Frozen out of the first team picture, Vanden Borre joined Montpellier last July and performed well until a change of management hastened his return to Brussels. A week later he announced his intention to retire, stating he was “sick of European football”, only to reverse that decision by moving to DR Congo. “I have no regrets. I love adventure. Sometimes that turned out well, sometimes not,” he said.

The move to join the five-times African champions, Mazembe, was orchestrated by Jean-François Lenvain, a trained teacher who has acted as a mentor to Anderlecht’s younger players including Romelu Lukaku and rising star Youri Tielemans, and is often referred to by Vanden Borre as his emmerdeur [shit-stirrer].

“In my day, [Lenvain] was not there to help me,” he said. “It is perhaps my fault this has happened. I did not like school and was a tough guy. But I have learned you must work hard and listen to your coaches. Have respect for everyone. I had a lot of talent but maybe I did not work hard enough.”

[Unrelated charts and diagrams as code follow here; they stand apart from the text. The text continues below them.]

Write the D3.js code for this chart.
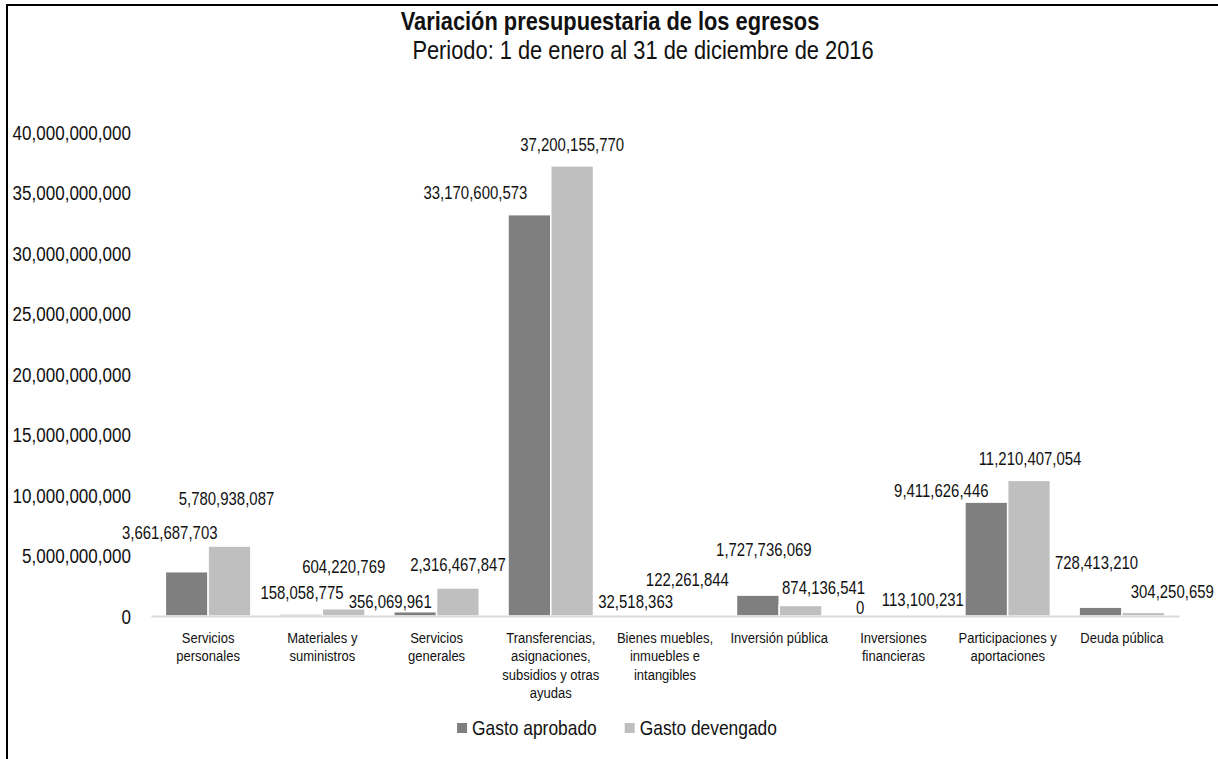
<!DOCTYPE html>
<html>
<head>
<meta charset="utf-8">
<script src="https://cdn.jsdelivr.net/npm/d3@7"></script>
<style>
  html, body { margin: 0; padding: 0; background: #fff; }
  svg { display: block; }
  text { font-family: "Liberation Sans", Arial, sans-serif; fill: #111; }
</style>
</head>
<body>
<svg id="chart" width="1218" height="759"></svg>
<script>
// ---- data ----
const categories = [
  "Servicios personales",
  "Materiales y suministros",
  "Servicios generales",
  "Transferencias, asignaciones, subsidios y otras ayudas",
  "Bienes muebles, inmuebles e intangibles",
  "Inversión pública",
  "Inversiones financieras",
  "Participaciones y aportaciones",
  "Deuda pública"
];
const seriesNames = ["Gasto aprobado", "Gasto devengado"];
const gastoAprobado = [3661687703, 158058775, 356069961, 33170600573, 32518363, 1727736069, 0, 9411626446, 728413210];
const gastoDevengado = [5780938087, 604220769, 2316467847, 37200155770, 122261844, 874136541, 113100231, 11210407054, 304250659];
const yTicks = [0, 5e9, 10e9, 15e9, 20e9, 25e9, 30e9, 35e9, 40e9];
const title = "Variación presupuestaria de los egresos";
const subtitle = "Periodo: 1 de enero al 31 de diciembre de 2016";
// label nudges (dx, dy) relative to the top-centre of each bar, as placed in the original
const nudgeAprobado = [[-17,-39],[1,-21],[-25,-10],[-54,-22],[-8,-14],[6,-45],[-12,-8],[-45,-11],[-4,-44]];
const nudgeDevengado = [[-3,-47],[0,-42],[0,-23],[0,-21],[1,-35],[23,-18],[8,-15],[1,-22],[29,-21]];

// ---- layout ----
const W = 1218, H = 759;
const K = 0.84; // horizontal condensation of the original typography
const colors = ["#7f7f7f", "#bfbfbf"];
const svg = d3.select("#chart");

const plot = { left: 151, right: 1179, top: 132, bottom: 616 };

const x = d3.scaleBand().domain(categories).range([plot.left, plot.right]).padding(0);
const x1 = d3.scaleBand().domain(seriesNames).range([0, x.bandwidth()]).paddingInner(0).paddingOuter(0.336);
const y = d3.scaleLinear().domain([0, 40e9]).range([plot.bottom, plot.top]);

const fmt = d3.format(",");

function condensedText(sel, size, anchor, weight) {
  return sel.append("text")
    .attr("font-size", size)
    .attr("text-anchor", anchor || "middle")
    .attr("font-weight", weight || "normal");
}
function place(t, px, py) {
  t.attr("transform", `translate(${px},${py}) scale(${K},1)`);
  return t;
}

// frame (top and left edges visible in the crop)
svg.append("line").attr("x1", 6).attr("x2", W).attr("y1", 5).attr("y2", 5)
  .attr("stroke", "#000").attr("stroke-width", 2);
svg.append("line").attr("x1", 7).attr("x2", 7).attr("y1", 4).attr("y2", H)
  .attr("stroke", "#000").attr("stroke-width", 2);

// title
place(condensedText(svg, 26, "middle", "bold").text(title), 610, 30);
place(condensedText(svg, 26, "middle").text(subtitle), 643, 59);

// y axis labels (no axis line)
const yAxis = d3.axisLeft(y).tickValues(yTicks).tickFormat(fmt).tickSize(0).tickPadding(0);
const gy = svg.append("g").attr("transform", `translate(131,0)`).call(yAxis);
gy.select(".domain").remove();
gy.selectAll(".tick text")
  .attr("font-size", 20.3)
  .attr("font-family", "Liberation Sans, Arial, sans-serif")
  .attr("fill", "#111")
  .attr("x", 0)
  .attr("dy", "0.35em")
  .attr("transform", `scale(${K},1)`);

// bars
const series = [gastoAprobado, gastoDevengado];
const nudges = [nudgeAprobado, nudgeDevengado];
series.forEach((vals, si) => {
  const g = svg.append("g");
  g.selectAll("rect").data(vals).join("rect")
    .attr("x", (d, i) => x(categories[i]) + x1(seriesNames[si]))
    .attr("width", x1.bandwidth())
    .attr("y", d => y(d))
    .attr("height", d => y(0) - y(d))
    .attr("fill", colors[si])
    .attr("stroke", "#fff")
    .attr("stroke-width", 1.5);
});

// baseline (category axis)
const xAxis = d3.axisBottom(x).tickSize(0).tickFormat("");
const gx = svg.append("g").attr("transform", `translate(0,${y(0)})`).call(xAxis);
gx.select(".domain").attr("stroke", "#d9d9d9").attr("stroke-width", 2);

// data labels
series.forEach((vals, si) => {
  vals.forEach((v, i) => {
    const bx = x(categories[i]) + x1(seriesNames[si]) + x1.bandwidth() / 2;
    const by = y(v);
    const [dx, dy] = nudges[si][i];
    place(condensedText(svg, 17.8, "middle").attr("dy", "0.35em").text(fmt(v)), bx + dx, by + dy);
  });
});

// category labels with wrapping
const maxLine = 104;
categories.forEach(cat => {
  const words = cat.split(" ");
  const lines = [];
  let cur = [];
  const probe = svg.append("text").attr("font-size", 15.5);
  words.forEach(w => {
    const trial = cur.concat([w]).join(" ");
    probe.text(trial);
    if (cur.length && probe.node().getComputedTextLength() * K > maxLine) {
      lines.push(cur.join(" "));
      cur = [w];
    } else {
      cur.push(w);
    }
  });
  if (cur.length) lines.push(cur.join(" "));
  probe.remove();
  const cxc = x(cat) + x.bandwidth() / 2;
  lines.forEach((ln, li) => {
    place(condensedText(svg, 15.5, "middle").text(ln), cxc, 643 + li * 18.4);
  });
});

// legend
const legendY = 728;
const items = seriesNames.map((n, i) => ({ name: n, color: colors[i] }));
const lg = svg.append("g");
let widths = items.map(it => {
  const t = lg.append("text").attr("font-size", 20.7).text(it.name);
  const w = t.node().getComputedTextLength() * K;
  t.remove();
  return w;
});
const sq = 10, gapSq = 5, gapItem = 28;
const total = widths.reduce((a, b) => a + b, 0) + items.length * (sq + gapSq) + gapItem * (items.length - 1);
let lx = 617 - total / 2;
items.forEach((it, i) => {
  lg.append("rect").attr("x", lx).attr("y", legendY - sq / 2).attr("width", sq).attr("height", sq).attr("fill", it.color);
  place(condensedText(lg, 20.7, "start").attr("dy", "0.35em").text(it.name), lx + sq + gapSq, legendY);
  lx += sq + gapSq + widths[i] + gapItem;
});
</script>
</body>
</html>
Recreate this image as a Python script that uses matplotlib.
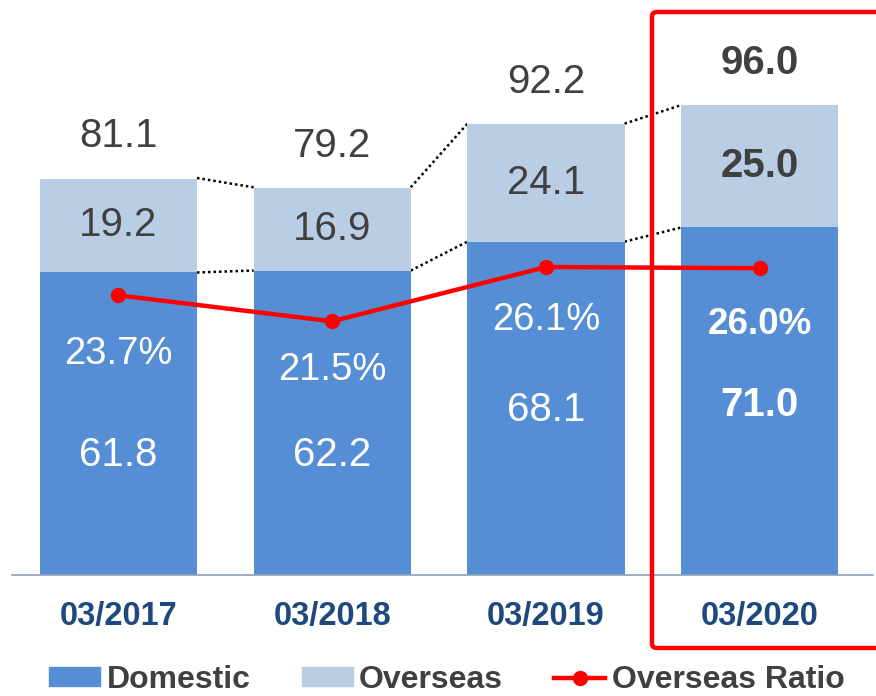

This may not be the end of the story. Roberto Martínez, the Belgium manager, has indicated the door to the national team may be still open for Axel Witsel after his multimillion pound move to China and Vanden Borre has not given up hope of adding to his 28 caps.

“I’m not going there to sleep, I want to win prizes,” he said. “If Witsel can do in China, then I can do it in Congo. Mazembe is larger than some Chinese clubs. I have left money behind. Which is more important: money or the heart?

“I know where I come from and I have my own values. I am going to Congo to be close to the people. It is another way of life that suits me.”